You have the option to take it to the next level, or you have the option to stay exactly where you are.
After watching thousands of people take Pure Barre, I can see the difference between the person who is going to grow in their form and technique and the person who is going to plateau. If you haven’t caught the obvious analogy by this point, life isn’t much different.
The people who are going to get stronger are the ones who always take the option to push themselves out of their comfort zone and past their point of control. The ones who are looking for the next break? Well, they’ll find it, too.
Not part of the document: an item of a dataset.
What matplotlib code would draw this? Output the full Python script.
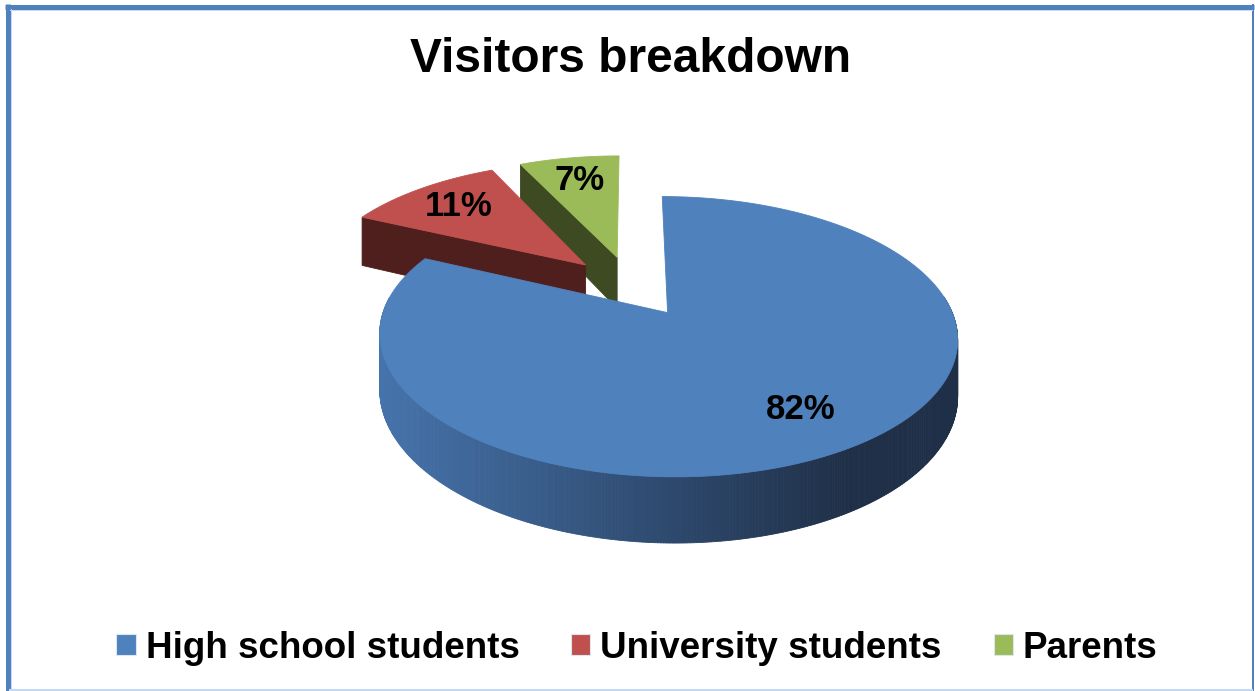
import numpy as np
import matplotlib.pyplot as plt
from matplotlib.patches import Polygon, Patch
from matplotlib.colors import to_rgb

plt.rcParams['font.family'] = ['Liberation Sans', 'DejaVu Sans']

# chart data
categories = ['High school students', 'University students', 'Parents']
shares = [82, 11, 7]
explode = [0.24, 0.24, 0.24]

top_colors = ['#4F81BD', '#C0504D', '#9BBB59']
side_colors = ['#2A4266', '#4F1F1E', '#3D4A22']
# the blue wall is shaded left -> right
wall_light, wall_dark = '#4573AB', '#1F2F47'

W, H = 1255, 691
fig = plt.figure(figsize=(W / 100, H / 100), dpi=100)
ax = fig.add_axes([0, 0, 1, 1])
ax.set_xlim(0, W)
ax.set_ylim(H, 0)
ax.axis('off')

# simple perspective camera for the 3-D pie (unit radius, depth 1)
CX, CY = 631, 286
A, B, K, DEPTH = 275, 127, 0.166, 53


def proj(X, Y, Z=0.0):
    w = 1 + K * np.asarray(Y)
    return CX + A * np.asarray(X) / w, CY - (B * np.asarray(Y) + DEPTH * Z) / w


def mix(c1, c2, f):
    a, b = np.array(to_rgb(c1)), np.array(to_rgb(c2))
    return tuple(a + (b - a) * f)


fracs = np.array(shares) / sum(shares)
bounds = 90 - 360 * np.concatenate([[0], np.cumsum(fracs)])

slices = []
for i, v in enumerate(shares):
    a0, a1 = bounds[i], bounds[i + 1]
    mid = np.radians((a0 + a1) / 2)
    ox, oy = explode[i] * np.cos(mid), explode[i] * np.sin(mid)
    slices.append((i, a0, a1, mid, ox, oy))

# far slices first
slices.sort(key=lambda s: -s[5])

z = 2
for i, a0, a1, mid, ox, oy in slices:
    n = max(int(abs(a0 - a1)) * 2, 4)
    t = np.radians(np.linspace(a0, a1, n))
    rx, ry = ox + np.cos(t), oy + np.sin(t)
    tx, ty = proj(rx, ry, 0)
    bx, by = proj(rx, ry, -1)

    # outer wall, only the part facing the viewer
    segs = []
    for j in range(n - 1):
        tm = (t[j] + t[j + 1]) / 2
        if np.sin(tm) < 0.12:
            quad = [(tx[j], ty[j]), (tx[j + 1], ty[j + 1]),
                    (bx[j + 1], by[j + 1]), (bx[j], by[j])]
            if i == 0:
                f = np.clip((tx[j] - 383) / (850 - 383), 0, 1)
                col = mix(wall_light, wall_dark, f)
            else:
                col = side_colors[i]
            segs.append((np.sin(tm), quad, col))
    segs.sort(key=lambda s: -s[0])
    for _, quad, col in segs:
        ax.add_patch(Polygon(quad, closed=True, fc=col, ec=col, lw=0.6, zorder=z))
    z += 1

    # radial cut faces
    ax0, ay0 = proj(ox, oy, 0)
    ax1, ay1 = proj(ox, oy, -1)
    for edge, normal in ((a0, a0 + 90), (a1, a1 - 90)):
        if np.sin(np.radians(normal)) < -0.05:
            ex, ey = ox + np.cos(np.radians(edge)), oy + np.sin(np.radians(edge))
            px0, py0 = proj(ex, ey, 0)
            px1, py1 = proj(ex, ey, -1)
            face = [(ax0, ay0), (px0, py0), (px1, py1), (ax1, ay1)]
            ax.add_patch(Polygon(face, closed=True, fc=side_colors[i],
                                 ec=side_colors[i], lw=0.6, zorder=z))
            z += 1

    # top face
    top = [(ax0, ay0)] + list(zip(tx, ty))
    ax.add_patch(Polygon(top, closed=True, fc=top_colors[i], ec=top_colors[i],
                         lw=0.6, zorder=z))
    z += 1

    # value label
    r_lab = 0.75
    lx, ly = proj(ox + r_lab * np.cos(mid), oy + r_lab * np.sin(mid), 0)
    ax.text(lx, ly, f'{shares[i]}%', ha='center', va='center', fontsize=25,
            fontweight='bold', color='black', zorder=50)

fig.text(631 / W, 1 - 72 / H, 'Visitors breakdown', ha='center', va='baseline',
         fontsize=34.5, fontweight='bold')

handles = [Patch(facecolor=c, edgecolor='#DCE6F2', linewidth=0.8) for c in top_colors]
fig.legend(handles, categories, loc='center', bbox_to_anchor=(637 / W, 1 - 648 / H),
           ncol=3, frameon=False, prop={'weight': 'bold', 'size': 26.5},
           handlelength=0.52, handleheight=0.52, handletextpad=0.27,
           columnspacing=1.41, borderpad=0, borderaxespad=0)

# chart frame
blue = '#4F81BD'
ax.plot([7.5, 7.5], [4, H], color=blue, lw=5 * 0.72, solid_capstyle='butt', zorder=60)
ax.plot([5, 1254], [6.5, 6.5], color=blue, lw=5 * 0.72, solid_capstyle='butt', zorder=60)
ax.plot([1253, 1253], [4, H], color=blue, lw=2 * 0.72, solid_capstyle='butt', zorder=60)
ax.plot([10.5, 10.5], [9, H], color='#C6D9F1', lw=0.72, zorder=60)
ax.plot([10, 1252], [9.5, 9.5], color='#C6D9F1', lw=0.72, zorder=60)
ax.plot([10, 1252], [689.5, 689.5], color='#C6D9F1', lw=1.5, zorder=60)

fig.savefig('out.png', dpi=100)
When I started Pure Barre, I wasn’t exceptionally fit or strong. I see people come into the studio every day who are in that same boat. But, when I see someone who constantly pushes themselves to be better, it reminds me what it takes to become someone who doesn’t quit. Life has a funny way of making us think that there are those who succeed and those who drop out, but it’s not so linear. The successful got that way because they decided that quitting wasn’t an option.
I think there are countless parallels between exercise and personal growth, but if I haven’t convinced you yet, I’ll leave you with one more nugget. The person who always takes the opportunity to quit doesn’t just suffer during their current class - they suffer in the next class, and the next one, and the next one. Each class feels equally hard because their unwillingness to build up their endurance by staying in one exercise dooms them to feel weak in every future challenge that they face. They think they are taking the easy way out just once, but the “easy way” brings a long road of defeat. You have to make the choice every class and every day to work to overcome, even if it’s not pretty or perfect, because the end result will be a kind of strength that you can rely on in your hardest days.
That way, when you come up against a seemingly impossible challenge, you know that you can do the hard things because you have practiced them, and you’ve made it before. In that moment, the knowledge that you are someone who can push through will be your lifeline when it feels like things are too difficult.